Palestinians move to create list of Israeli products to ban from their markets

Ramallah launches effort after Israel decides to withhold some NIS 500m in taxes over PA’s policy of paying stipends to security prisoners and families of dead terrorists

Adam Rasgon is the Palestinian affairs reporter at The Times of Israel

Mahmoud al-Aloul, member of the Central Committee of Fatah. (Issam Rimawi/Flash90)
Mahmoud al-Aloul, member of the Central Committee of Fatah. (Issam Rimawi/Flash90)

The Ramallah-based Palestinian leadership has formed a committee tasked with creating a list of Israeli products to ban from entering Palestinian markets, Fatah’s vice chairman Mahmoud al-Aloul said on Thursday.

The move came in response to a decision by Israel’s security cabinet on Sunday to approve withholding NIS 500 million ($138 million) of tax revenues from the Palestinian Authority, Aloul told Voice of Palestine, the official PA radio station.

The security cabinet’s decision was a move to start implementing a new law that permits Israel to withhold tax money from Ramallah over payments the PA makes to security prisoners, their families and those of dead terrorists.

Israel collects taxes on behalf of the Palestinians every month, and transfers them to the PA’s coffers.

In a phone call, PLO Executive Committee member Wasel Abu Yousef confirmed Aloul’s comments.

Aloul said the committee would seek to identify Israeli products which have local alternatives. The majority of products imported into the West Bank and the Gaza Strip come from Israel.

Samir Abdullah, a senior researcher at the Palestine Economic Policy Research Institute and a former PA minister, said local alternatives do not exist for most Israeli products imported into Palestinian markets.

“There are Palestinian substitutes for a number of Israeli food, dairy and clothing products,” he told The Times of Israel. “But Palestinian substitutes do not exist for most Israeli goods such as cement, building materials and other things.”

Aloul also said the PA had decided to send a letter of complaint to French President Emmanuel Macron over Israel’s decision to withhold the taxes. France sponsored negotiations between Israel and the Palestine Liberation Organization in the 1990s that led to the signing of the Paris Protocol, the annex of the Oslo Accords that defines the Jewish state and the PA’s economic ties.

Illustrative photo of Tnuva milk products (Nati Shohat/Flash90)

Aloul’s statements came a day after PA President Mahmoud Abbas said Palestinians would not accept any of the taxes Israel collects on behalf of the PA if it does not transfer the full amount to Ramallah.

“In the name of the Palestinian people and leadership, I announce our rejection of this unjust decision,” Abbas said in a meeting at the PA presidential headquarters on Wednesday. “I affirm… that either all of our funds come or we will not accept one penny.”
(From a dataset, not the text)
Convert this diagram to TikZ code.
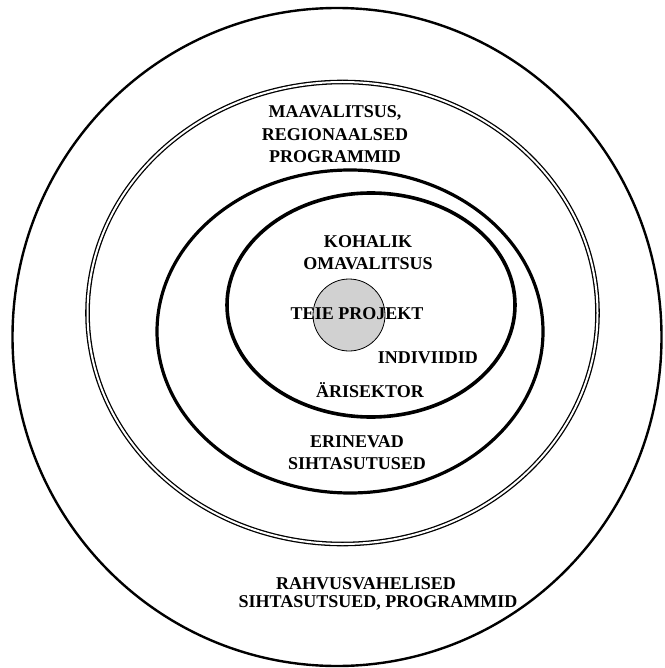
\documentclass[tikz,border=0pt]{standalone}
\usepackage{fontspec}
\setmainfont{Liberation Serif}
\usetikzlibrary{positioning}

\begin{document}
\begin{tikzpicture}[x=1pt,y=-1pt,
lbl/.style={font=\fontsize{18}{22.5}\selectfont\bfseries, align=center, inner sep=0pt},
ring/.style={line width=3.2pt}]
\useasboundingbox (0,0) rectangle (664,668);
% rings from outside in
\draw [line width=2.4pt] (337,337) ellipse [x radius=324.5, y radius=329];
\draw [double, double distance=2pt, line width=1.3pt] (342.5,313) ellipse [x radius=255, y radius=231];
\draw [ring] (350,331.5) ellipse [x radius=193, y radius=161.5];
\draw [ring, line width=3.6pt] (371,305) ellipse [x radius=144, y radius=112];
\node (proj) [circle, draw, fill=black!18, line width=0.8pt, minimum size=72pt, inner sep=0pt] at (349,315) {};

\node (maa) [lbl] at (335,134.5) {MAAVALITSUS,\\ REGIONAALSED\\ PROGRAMMID};
\node (koh) [lbl] at (368,252.5) {KOHALIK\\ OMAVALITSUS};
\node (teie) [lbl, anchor=base] at (357,319) {TEIE PROJEKT};
\node (ind) [lbl, anchor=base] at (428,363) {INDIVIIDID};
\node (ari) [lbl, anchor=base] at (370,397) {ÄRISEKTOR};
\node (eri) [lbl] at (357,452.5) {ERINEVAD\\ SIHTASUTUSED};
\node (rahv) [lbl, anchor=base] at (366,589) {RAHVUSVAHELISED};
\node (sihta) [lbl, anchor=base] at (378,607) {SIHTASUTSUED, PROGRAMMID};
\end{tikzpicture}
\end{document}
If the PA follows through, it could place itself in dire financial straits, as it would be turning down its largest source of income.

Citing Palestinian officials, Reuters reported on Sunday that Israel currently collects and transfers NIS 800 million ($222 million) in total taxes to the PA every month. Avi Dichter, the chair of the Knesset Defense Committee, has said Israel would spread out the withholding of the tax money over 12 months, meaning approximately 5 percent of each month’s NIS 800 million would be withheld.

A high-ranking Palestinian official insisted on Tuesday that the PA cannot stop its payments to security prisoners, their families and those of slain attackers, contending such a move would amount to “political suicide.”

“These payments are one of the most sensitive issues in Palestinian society,” the official, who spoke on condition of anonymity, told The Times of Israel. “If the PA were to get rid of them, it would be committing political suicide, especially considering the difficult political situation.”

A survey published in July 2017 by the Palestinian Center for Policy and Survey Research found that 91 percent of Palestinians were against halting the payments.

In addition to Abbas, several Palestinian officials have condemned Israel for moving to withhold the funds, arguing that the Israeli decision amounts to “piracy” of Palestinian funds.

Israeli officials have defended the move, arguing that the PA’s policy of paying security prisoners, their families and those of slain terrorists incentivize violence and terrorism.